Effective Feb. 1, 2005, Jennifer Leaning, professor of international health at the Harvard School of Public Health (HSPH), and assistant professor of medicine at Harvard Medical School (HMS), will be affiliated with the Radcliffe Institute for Advanced Study as a senior adviser in international and policy studies. Leaning will retain her positions at HSPH and HMS during the three-year appointment. As senior adviser, she will join other faculty of the University who devote a portion of their time to Radcliffe Institute program development and administrative leadership.
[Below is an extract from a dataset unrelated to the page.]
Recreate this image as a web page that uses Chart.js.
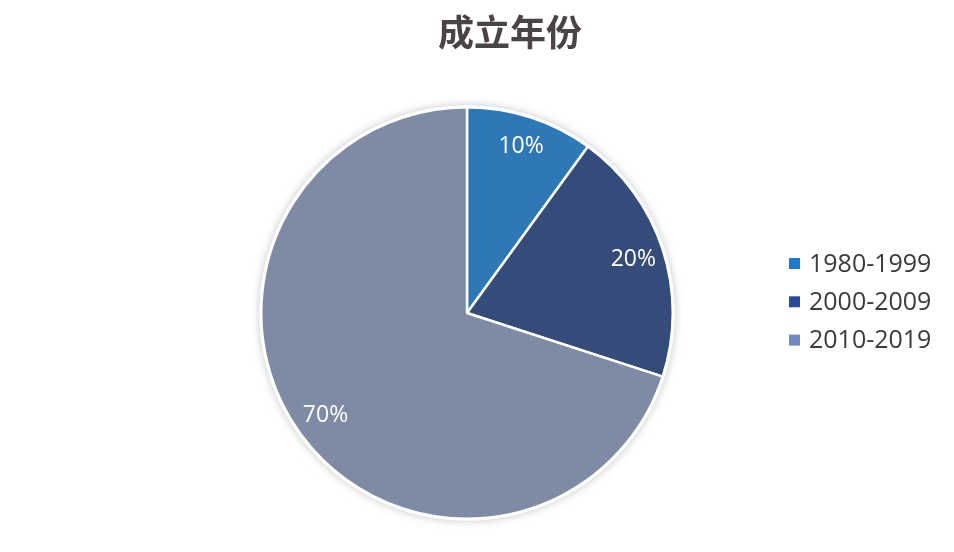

“Professor Leaning’s work on human rights and on the aftermath of war and disaster has engaged her across the globe and across the medical and social sciences. Her broad international and interdisciplinary vision and her history of intellectual engagement with nearly every school at Harvard will make her an invaluable resource for Radcliffe,” said Radcliffe Dean Drew Gilpin Faust, adding, “I am delighted that she will be bringing her very important perspectives to the work of the institute.”
“I look forward tremendously to participating in the work of the institute and am very grateful for the opportunity this new role offers,” Leaning said.
Leaning earned an S.M. in population and international health from HSPH and an M.D. from the University of Chicago. She is a graduate of Radcliffe College (where she won the Captain Jonathan Fay Prize, Radcliffe’s highest undergraduate honor). In addition to her work as professor of international health at HSPH, Leaning also directs the Program on Humanitarian Crises and Human Rights in the François-Xavier Bagnoud Center for Health and Human Rights. An attending physician in the Emergency Department at Brigham and Women’s Hospital, Leaning’s research and policy interests include problems of international human rights and humanitarian law, humanitarian crises, and medical ethics in disasters and emergencies. These interests have taken her around the world – to the West Bank and Gaza, the U.S.S.R., Mogadishu, Rwanda, Congo, Albania, Kosovo, Afghanistan, Ethiopia, and the Chad/Sudan border.
She has written and lectured extensively on her experiences and has testified before Congress. In addition, she serves on the board of directors of several organizations, including Physicians for Human Rights (where she was a founding board member), the Humane Society of the United States, and the Massachusetts Bay Chapter of the American Red Cross. She is chair of the Harvard University Student Health Coordinating Board and visiting editor of the British Medical Journal.